MSCI’s broadest index of Asia-Pacific shares outside Japan was flat while Japan’s Nikkei average opened up 0.2 percent.
“Investors are waiting for the conclusion of the EU summit, even though they aren’t expecting anything concrete to come out of it,” said Yoshihiro Ito, chief strategist at Okasan Online Securities, adding that there were few factors other than exchanges rates to influence trading this session.
In Seoul, the market level near 1,800 points showed stocks were trading very cheaply and were ripe for bargain-hunting, said Cho Sung-joon, an analyst at NH Investment & Securities.
European Council President Herman Van Rompuy on Tuesday released a report on closer fiscal and banking union, envisaging a euro zone treasury that would issue common debt in the medium term. But Germany, two days before the June 28-29 summit, flatly rejected the idea of common euro zone bonds.
German Chancellor Angela Merkel said Europe would not share total debt liability “as long as I live”.
Her comments further convince investors that the Brussels summit is likely to produce little. The summit will be the 20th time EU leaders have met to try to resolve a crisis that has spread across Europe since it began in Greece in early 2010.
SUMMIT OFFERS NO “MAGIC” SOLUTION
Nervous investors pushed Spanish short-term borrowing rates to their highest in more than six months on Tuesday and yields on Italy’s new two-year paper to a new high since December. Italy will sell six-month bills on Wednesday and face a more challenging offer of five- and 10-year debt on Thursday.
The euro eased 0.1 percent at $1.2486, hovering near its lowest against the dollar in more than two weeks of $1.2441 hit on Tuesday, while the dollar index measured against a basket of key currencies inched up 0.1 percent to 82.423.

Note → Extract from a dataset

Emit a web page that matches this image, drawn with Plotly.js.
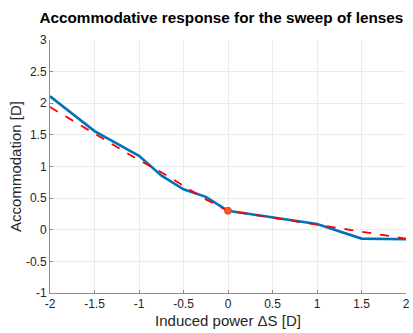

“Global risk sentiment is trading sideways with a negative tone ahead of Thursday’s European summit,” said Barclays Capital analysts in a research note.
“This seems consistent with our ‘muddle through’ scenario in which no magic solution is likely to come from the upcoming summit, forcing troubled governments to push through reforms and austerity, as Germany continues to resist the fiscal transfers needed to place euro area in a solid recovery path.”
In Greece, a veteran economist dubbed “Mr Euro” for his participation in the team that negotiated Athens’ entry into the euro in 2001, Yannis Stournaras, was appointed as its new finance minister on Tuesday.
The move comes at a crucial time for the country which is only weeks away from running out of cash and in desperate need of a capable minister to renegotiate the harsh terms of a financial bailout with global lenders.
European worries continued to take a toll on the global economy as reflected in mixed data from the United States.
The S&P/Case Shiller U.S. home prices index picked up in April for the third month in a row to suggest a recovery in the housing market, but data showed consumer confidence fell to its lowest in five months in June, revealing a fragile U.S. economy.
U.S. crude futures were down 0.1 percent at $79.31 a barrel and Brent crude inched down 0.2 percent at $92.87 a barrel on Wednesday.
Asian credit markets firmed slightly, with the spread on the iTraxx Asia ex-Japan investment-grade index narrowing by 2 basis points early on Wednesday.